パワハラ防止法~その5
目次
ここ数回にわたって、厚生労働省が作成する「職場のパワーハラスメント対策ハンドブック」に記載されている、パワーハラスメント対策の具体的な対策手順について紹介をしています。
① トップのメッセージ
組織のトップが、職場のパワーハラスメントは職場から無くすべきであるということを明確に示す。
② ルールを決める
就業規則に規定を定める、労使協定を締結する。
予防・解決についての方針やガイドラインを作成する。
③ 実態を把握する
従業員アンケートを実施する。
④ 教育する
研修を実施する。
⑤ 周知する
組織の方針や取組について周知・啓発を実施する。
⑥ 相談や解決の場を設置する
企業内外に相談窓口を設置する。職場の対応責任者を決める。
外部専門家と連携する
⑦ 再発防止のための取組
行為者に対する再発防止研修等を行う。
前回までで最初の3つを説明しました。今回は、「教育する」「周知する」の2つのポイントについてみていきたいと思います。
④ 教育する
教育のための研修は、できる限り社員全員が受講し、定期的に実施することが大切です。。また、パワハラを防止する立場の「管理職等の管理監督者」とパワハラへの気づきを求められる「一般社員」では必要な研修内容に差があります。可能であれば、管理職と一般社員の研修は、別々に実施した方が効果は望めます。
「パートやアルバイト等の非正規従業員に対してもパワハラ研修を行った方が良いのか?」といった質問を受けることがあります。たとえ雇用契約の形態が違ったとしても、同じ職場で働く仲間ということには変わりはありません。パワハラに対して同じ研修を受講することで、情報共有を図ることに意味があります。非正規従業員であったとしても、正社員同様に研修を行った方が良いでしょう。

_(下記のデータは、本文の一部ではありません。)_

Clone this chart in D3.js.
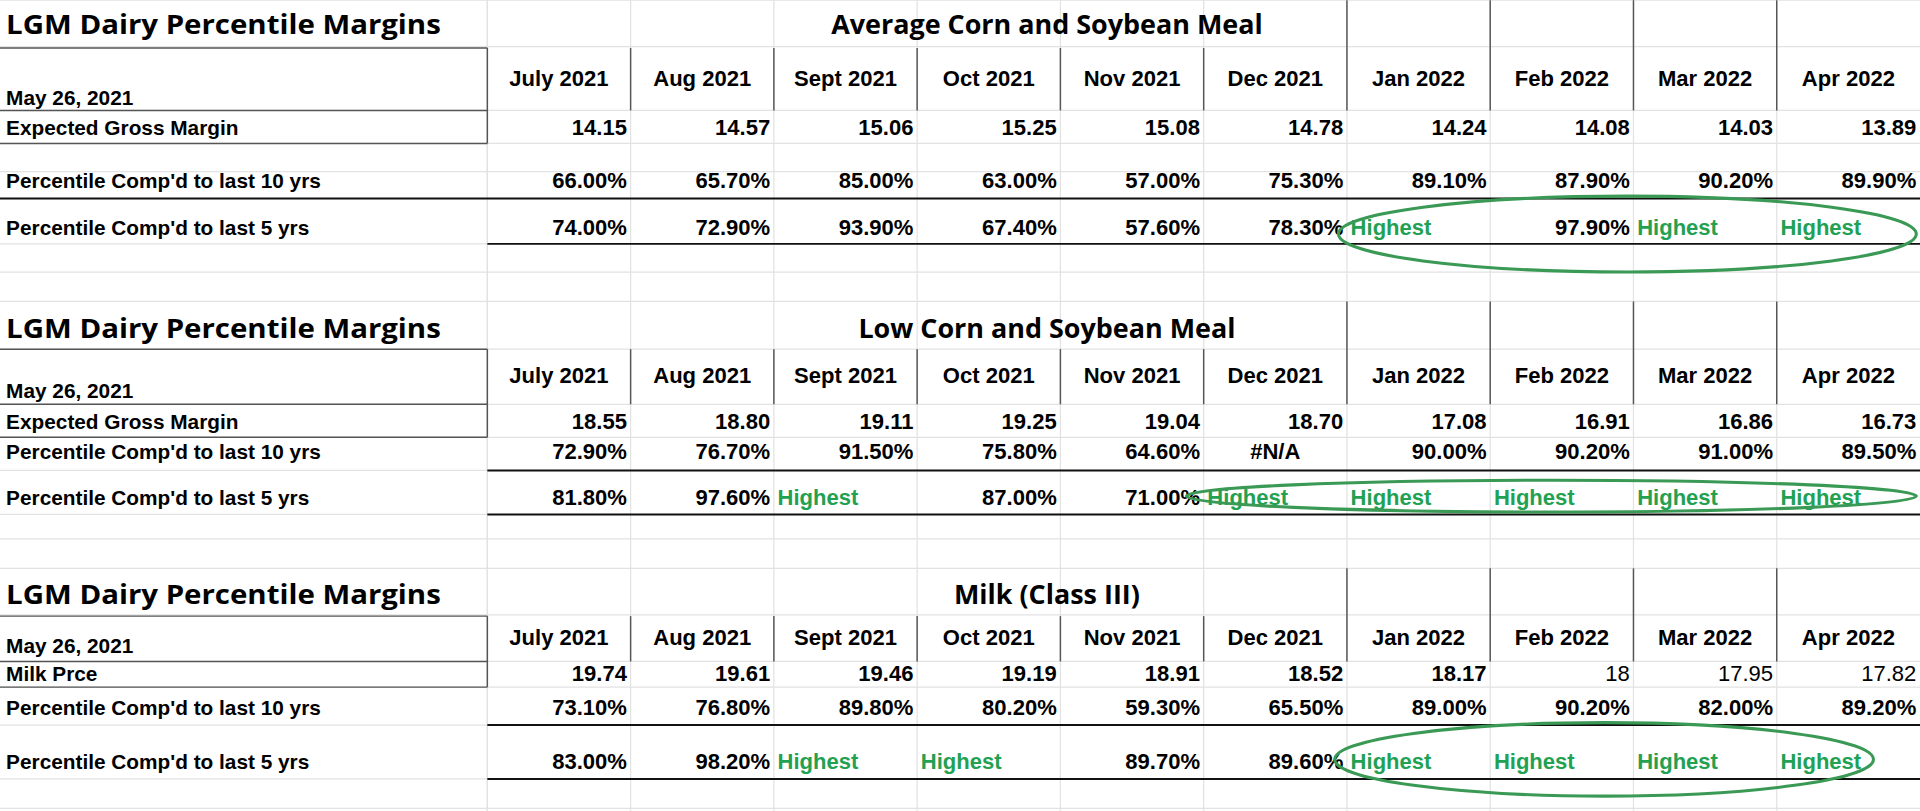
<!DOCTYPE html>
<html><head><meta charset="utf-8">
<script src="https://cdn.jsdelivr.net/npm/d3@7"></script>
<style>body{margin:0;background:#fff;overflow:hidden}</style>
</head><body>
<div id="sheet"></div>
<script>
// data
var months = ["July 2021","Aug 2021","Sept 2021","Oct 2021","Nov 2021","Dec 2021","Jan 2022","Feb 2022","Mar 2022","Apr 2022"];
var asOf = "May 26, 2021";
var sheetTitle = "LGM Dairy Percentile  Margins";
var sectionTitles = ["Average Corn and Soybean Meal","Low Corn and Soybean Meal","Milk (Class III)"];
var rowLabels = [
  ["Expected Gross Margin","Percentile Comp'd to last 10 yrs","Percentile Comp'd to last 5 yrs"],
  ["Expected Gross Margin","Percentile Comp'd to last 10 yrs","Percentile Comp'd to last 5 yrs"],
  ["Milk Prce","Percentile Comp'd to last 10 yrs","Percentile Comp'd to last 5 yrs"]
];
var avgMargin = ["14.15","14.57","15.06","15.25","15.08","14.78","14.24","14.08","14.03","13.89"];
var avg10 = ["66.00%","65.70%","85.00%","63.00%","57.00%","75.30%","89.10%","87.90%","90.20%","89.90%"];
var avg5 = ["74.00%","72.90%","93.90%","67.40%","57.60%","78.30%","Highest","97.90%","Highest","Highest"];
var lowMargin = ["18.55","18.80","19.11","19.25","19.04","18.70","17.08","16.91","16.86","16.73"];
var low10 = ["72.90%","76.70%","91.50%","75.80%","64.60%","#N/A","90.00%","90.20%","91.00%","89.50%"];
var low5 = ["81.80%","97.60%","Highest","87.00%","71.00%","Highest","Highest","Highest","Highest","Highest"];
var milkPrice = ["19.74","19.61","19.46","19.19","18.91","18.52","18.17","18","17.95","17.82"];
var milk10 = ["73.10%","76.80%","89.80%","80.20%","59.30%","65.50%","89.00%","90.20%","82.00%","89.20%"];
var milk5 = ["83.00%","98.20%","Highest","Highest","89.70%","89.60%","Highest","Highest","Highest","Highest"];
var sections = [[avgMargin,avg10,avg5],[lowMargin,low10,low5],[milkPrice,milk10,milk5]];
var plainCells = {2:[7,8,9]}; // non-bold values in milk price row

// layout (view units 1568 x 662)
var W = 1568, H = 662;
var tops = [0, 246, 464];
var rowY = [[28,70,86,110,153,192,162,199,117,90],
            [276,313,325,350,375,412,384,420,357,330],
            [493,527,533,556,584,628,592,636,561,540]];
var ellipses = [[1329,191,236,31],[1267,405,298,13],[1310,620,220,30]];
var labelW = 398;
var x = d3.scaleBand().domain(months).range([labelW, W]);

var svg = d3.select("#sheet").append("svg")
  .attr("width", 1920).attr("height", 811)
  .attr("viewBox", "0 0 " + W + " " + H);

// faint grid
var grid = svg.append("g").attr("stroke", "#e2e2e2").attr("stroke-width", 1);
[0,38,90,117,140,162,199,222,246,285,330,357,384,420,440,464,502,540,561,592,636,660].forEach(function(y){
  grid.append("line").attr("x1",0).attr("x2",W).attr("y1",y).attr("y2",y);
});
months.forEach(function(m){
  grid.append("line").attr("x1",x(m)).attr("x2",x(m)).attr("y1",0).attr("y2",H);
});
grid.append("line").attr("x1",labelW).attr("x2",labelW).attr("y1",0).attr("y2",H);

var font = "'Liberation Sans', Arial, sans-serif";

sections.forEach(function(rows, s){
  var ry = rowY[s], top = tops[s];
  var g = svg.append("g");
  g.append("text").attr("x",5).attr("y",ry[0]).text(sheetTitle)
    .attr("font-family","'Open Sans', sans-serif").attr("font-weight",700).attr("font-size",22)
    .attr("textLength",355).attr("lengthAdjust","spacingAndGlyphs");
  g.append("text").attr("x",855).attr("y",ry[0]).attr("text-anchor","middle").text(sectionTitles[s])
    .attr("font-family","'Open Sans', sans-serif").attr("font-weight",700).attr("font-size",22);

  var boxTop = top + 39, headBot = ry[9], rowBot = ry[8];
  // label box
  var b = g.append("g").attr("stroke","#555").attr("stroke-width",1.2);
  b.append("line").attr("x1",0).attr("x2",labelW).attr("y1",boxTop).attr("y2",boxTop);
  b.append("line").attr("x1",0).attr("x2",labelW).attr("y1",headBot).attr("y2",headBot);
  b.append("line").attr("x1",0).attr("x2",labelW).attr("y1",rowBot).attr("y2",rowBot);
  b.append("line").attr("x1",labelW).attr("x2",labelW).attr("y1",boxTop).attr("y2",rowBot);
  // header column separators
  months.slice(1).forEach(function(m, i){
    var y0 = i >= 5 ? top : boxTop;
    b.append("line").attr("x1",x(m)).attr("x2",x(m)).attr("y1",y0).attr("y2",headBot);
  });
  // heavy rules
  g.append("line").attr("x1",s === 0 ? 0 : labelW).attr("x2",W).attr("y1",ry[6]).attr("y2",ry[6])
    .attr("stroke","#111").attr("stroke-width",1.6);
  g.append("line").attr("x1",labelW).attr("x2",W).attr("y1",ry[7]).attr("y2",ry[7])
    .attr("stroke","#111").attr("stroke-width",1.6);

  g.append("text").attr("x",5).attr("y",ry[2]).text(asOf)
    .attr("font-family",font).attr("font-weight",700).attr("font-size",17);
  g.selectAll(".mh").data(months).join("text")
    .attr("x", function(d){ return x(d) + x.bandwidth()/2; }).attr("y", ry[1])
    .attr("text-anchor","middle").text(function(d){ return d; })
    .attr("font-family",font).attr("font-weight",700).attr("font-size",18);

  rows.forEach(function(vals, r){
    var y = ry[3 + r];
    g.append("text").attr("x",5).attr("y",y).text(rowLabels[s][r])
      .attr("font-family",font).attr("font-weight",700).attr("font-size",17);
    g.selectAll(".v" + r).data(vals).join("text")
      .attr("y", y)
      .attr("x", function(d, i){
        if (d === "Highest") return x(months[i]) + 3;
        if (d === "#N/A") return x(months[i]) + x.bandwidth()/2;
        return x(months[i]) + x.bandwidth() - 3;
      })
      .attr("text-anchor", function(d){ return d === "Highest" ? "start" : d === "#N/A" ? "middle" : "end"; })
      .attr("fill", function(d){ return d === "Highest" ? "#22a152" : "#000"; })
      .attr("font-weight", function(d, i){ return (r === 0 && plainCells[s] && plainCells[s].indexOf(i) >= 0) ? 400 : 700; })
      .attr("font-family",font).attr("font-size",18)
      .text(function(d){ return d; });
  });

  var e = ellipses[s];
  g.append("ellipse").attr("cx",e[0]).attr("cy",e[1]).attr("rx",e[2]).attr("ry",e[3])
    .attr("fill","none").attr("stroke","#3a9a55").attr("stroke-width",2.5);
});
</script>
</body></html>
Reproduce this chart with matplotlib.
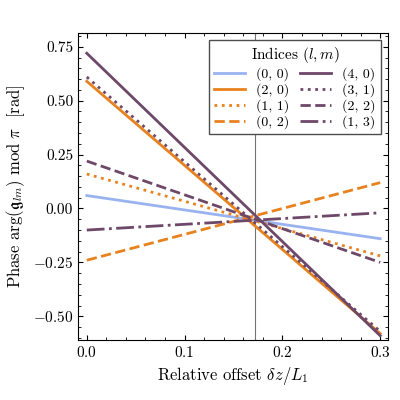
import matplotlib
matplotlib.use("Agg")
import matplotlib.pyplot as plt

plt.rcParams.update({
    "font.family": "serif",
    "mathtext.fontset": "cm",
    "font.serif": ["cmr10", "DejaVu Serif"],
    "axes.unicode_minus": False,
    "axes.formatter.use_mathtext": True,
})

x = [0.0, 0.3]
labels = ["(0, 0)", "(2, 0)", "(1, 1)", "(0, 2)", "(4, 0)", "(3, 1)", "(2, 2)", "(1, 3)"]
starts = [0.06, 0.59, 0.16, -0.24, 0.72, 0.61, 0.22, -0.10]
ends = [-0.14, -0.58, -0.22, 0.12, -0.59, -0.57, -0.25, -0.02]
crossing = 0.172

BLUE, ORANGE, PURPLE = "#99b3f0", "#e8821e", "#6e4868"
colors = [BLUE, ORANGE, ORANGE, ORANGE, PURPLE, PURPLE, PURPLE, PURPLE]
styles = ["-", "-", ":", "--", "-", ":", "--", "-."]

fig, ax = plt.subplots(figsize=(4, 4), dpi=100)
fig.subplots_adjust(left=0.195, right=0.97, top=0.918, bottom=0.15)
ax.axvline(crossing, color="0.45", lw=0.8, zorder=1)
for lab, s, e, c, ls in zip(labels, starts, ends, colors, styles):
    ax.plot(x, [s, e], color=c, ls=ls, lw=2.0, label=lab, zorder=3)

ax.set_xlim(-0.009, 0.308)
ax.set_ylim(-0.61, 0.815)
ax.set_xticks([0.0, 0.1, 0.2, 0.3])
ax.set_yticks([-0.5, -0.25, 0.0, 0.25, 0.5, 0.75])
ax.set_yticklabels(["$-0.50$", "$-0.25$", "0.00", "0.25", "0.50", "0.75"])
ax.minorticks_on()
ax.tick_params(which="both", direction="in", top=True, right=True, labelsize=11)
ax.set_xlabel(r"Relative offset $\delta z/L_1$", fontsize=12)
ax.set_ylabel(r"Phase $\arg(\mathfrak{g}_{lm})\ \mathrm{mod}\ \pi$  [rad]", fontsize=12)
ax.legend(title=r"Indices $(l, m)$", ncol=2, loc="upper right", fontsize=10,
          title_fontsize=11, handlelength=2.2, columnspacing=0.8,
          labelspacing=0.15, fancybox=False, edgecolor="0.3", framealpha=1)
fig.savefig("out.png", dpi=100)
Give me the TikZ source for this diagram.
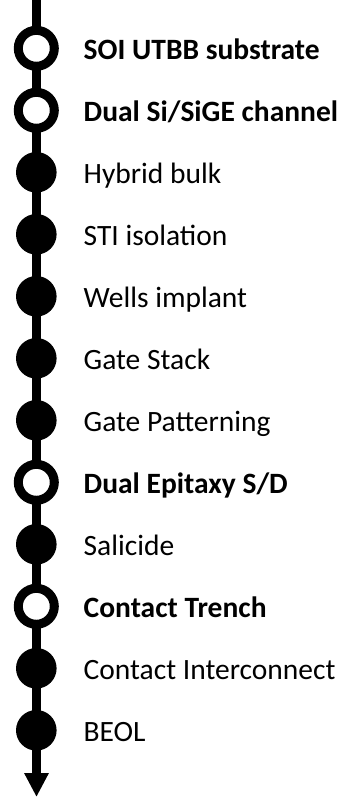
\documentclass[tikz,border=0pt]{standalone}
\usepackage{fontspec}
\setmainfont{Carlito}
\usetikzlibrary{arrows.meta}
\definecolor{StepClr}{rgb}{0,0,0}

\tikzset{
  newstep/.style={circle,draw=StepClr,line width=9pt,fill=white,inner sep=0pt,minimum size=36pt},
  oldstep/.style={circle,fill=StepClr,inner sep=0pt,minimum size=40.6pt},
  steplbl/.style={anchor=base west,inner sep=0pt,font=\fontsize{29.5}{34}\selectfont},
}

\begin{document}
\begin{tikzpicture}[x=1pt,y=-1pt]
\useasboundingbox (0,0) rectangle (341,797);

\coordinate (top) at (36.5,0);
\coordinate (bot) at (36.5,797);
\draw[line width=8.3pt,StepClr,-{Triangle[width=23pt,length=24pt]}] (top) -- (bot);

\node[newstep] (s1) at (36.3,48.3) {};
\node[newstep] (s2) at (36.3,110.3) {};
\node[oldstep] (s3) at (36.3,172.3) {};
\node[oldstep] (s4) at (36.3,234.3) {};
\node[oldstep] (s5) at (36.3,296.3) {};
\node[oldstep] (s6) at (36.3,358.3) {};
\node[oldstep] (s7) at (36.3,420.3) {};
\node[newstep] (s8) at (36.3,482.3) {};
\node[oldstep] (s9) at (36.3,544.3) {};
\node[newstep] (s10) at (36.3,606.3) {};
\node[oldstep] (s11) at (36.3,668.3) {};
\node[oldstep] (s12) at (36.3,730.3) {};

\node[steplbl] (l1) at (83.5,59.8) {\bfseries SOI UTBB substrate};
\node[steplbl] (l2) at (83.5,121.8) {\bfseries Dual Si/SiGE channel};
\node[steplbl] (l3) at (83.5,183.8) {Hybrid bulk};
\node[steplbl] (l4) at (83.5,245.8) {STI isolation};
\node[steplbl] (l5) at (83.5,307.8) {Wells implant};
\node[steplbl] (l6) at (83.5,369.8) {Gate Stack};
\node[steplbl] (l7) at (83.5,431.8) {Gate Patterning};
\node[steplbl] (l8) at (83.5,493.8) {\bfseries Dual Epitaxy S/D};
\node[steplbl] (l9) at (83.5,555.8) {Salicide};
\node[steplbl] (l10) at (83.5,617.8) {\bfseries Contact Trench};
\node[steplbl] (l11) at (83.5,679.8) {Contact Interconnect};
\node[steplbl] (l12) at (83.5,741.8) {BEOL};

\end{tikzpicture}
\end{document}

パワハラの研修では、以下のようなカリキュラムが考えられます。
・パワーハラスメントとは何か(定義・行為類型)を確認する
・パワーハラスメントの社会的な現状をさまざまなデータをもとに認識する
・パワーハラスメントが与える影響について認識する
・パワーハラスメントの行為者、会社の責任について確認する
・パワーハラスメントの具体的な事例を紹介し、パワーハラスメントと業務上の指導との違いを認識する
・パワーハラスメントの予防方法を認識する
・パワーハラスメントに関係する自社のルール(規定、相談窓口など)を確認する
・トップメッセージ等
<研修の実施方法>
パワハラの研修は、外部の研修会社や社会保険労務士等に講師を依頼することも可能です。業種的に集合研修が難しい場合は、オンライン研修を検討しても良いでしょう。たとえば、厚生労働省が作成するホームページ「あかるい職場応援団」の中の動画を見て学ぶことも可能です。
パワハラを職場内で発生させないことが目的です。研修を行っているから大丈夫と考えるのではなく、定期的に研修等を行っていく必要があります。
⑤ 周知する
次に、組織の方針や取り組みについての周知の方法についてみていきます。従業員への周知は、パワハラの防止対策のためのルール等の周知だけではなく、相談窓口などについても周知をしていく必要があります。
会社が、パワハラ防止に本気で取り組んでいるという姿勢を従業員に示していくためにも、社内にパワハラ防止のポスター等を貼るだけでは不十分です。従業員に対して、積極的に、そして繰り返しアプローチをしていきましょう。
具体的なアプローチの方法としては、社長や人事部長等から具体的な会社の取り組みを発信することが考えられます。以下のような点を意識すると、効果が高まるでしょう。
・パワーハラスメントの定義、具体的な例などを盛り込む
・取り組みの意義、目的を明確に伝える
・パワーハラスメントが発生することによるデメリットを伝える
・(過去の)社内又は外部のパワーハラスメントの具体例を紹介する
・就業規則に罰則規定があれば、その具体的な内容を説明する
厚生労働省「パワーハラスメント対策導入マニュアル」より
相談窓口の周知
パワハラに限らず、ハラスメント対策では相談窓口の設置が重要なポイントになります。相談窓口は、その利用方法や「相談者が守られていて、安心して相談できる」窓口であることを、周知する必要があります。
相談窓口がうまく機能していれば、万が一ハラスメントが発生してしまったとしても、大きな問題になる前に会社は対策をとることが可能になります。
今回は、「教育」と「周知」について紹介をしました。パワハラ対策の中では、相談者が安心して相談ができるような体制づくりが必要であり、中でも相談窓口は重要な役割を持っています。
「相談や解決の場」の設置の内容については、次回説明したいと思います。